Two-dimensional prognostic experiments for fast-flowing ice streams from the Academy of Sciences Ice Cap

Abstract

The prognostic experiments for fast-flowing ice streams on the southern side of the Academy of Sciences Ice Cap in the Komsomolets Island, Severnaya Zemlya archipelago, are implemented in this study. These experiments are based on inversions of basal friction coefficients using a two-dimensional flow-line thermo-coupled model and the Tikhonov’s regularization method. The modeled ice temperature distributions in the cross-sections were obtained using the ice surface temperature histories that were inverted previously from the borehole temperature profile derived at the summit of the Academy of Sciences Ice Cap and employing elevational gradient of ice surface temperature changes, which is equal to about 6.5 °C km-1. Input data included InSAR ice surface velocities, ice surface elevations, and ice thicknesses obtained from airborne measurements and the surface mass balance, were adopted from previous investigations for the implementation of both the forward and inverse problems. The prognostic experiments reveal that both ice mass and ice stream extents decline for the reference time-independent surface mass balance.
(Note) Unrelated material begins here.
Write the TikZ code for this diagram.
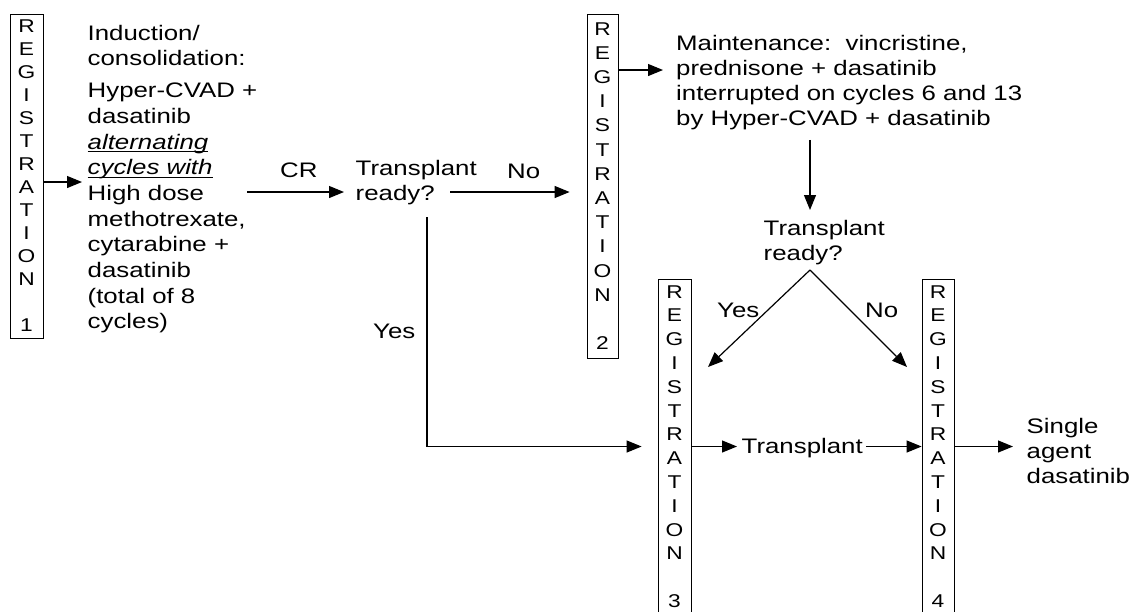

Specifically, the grounding line retreats (a) along the B–B′ flow line from ∼40 km to ∼30 km (the distance from the summit), (b) along the C–C′ flow line from ∼43 km to ∼37 km, and (c) along the D–D′ flow line from ∼41 km to ∼32 km considering a time period of 500 years and assuming time-independent surface mass balance. Ice flow velocities in the ice streams decrease with time and this trend results in the overall decline of the outgoing ice flux. Generally, the modeled evolution is in agreement with observations of deglaciation of Severnaya Zemlya archipelago.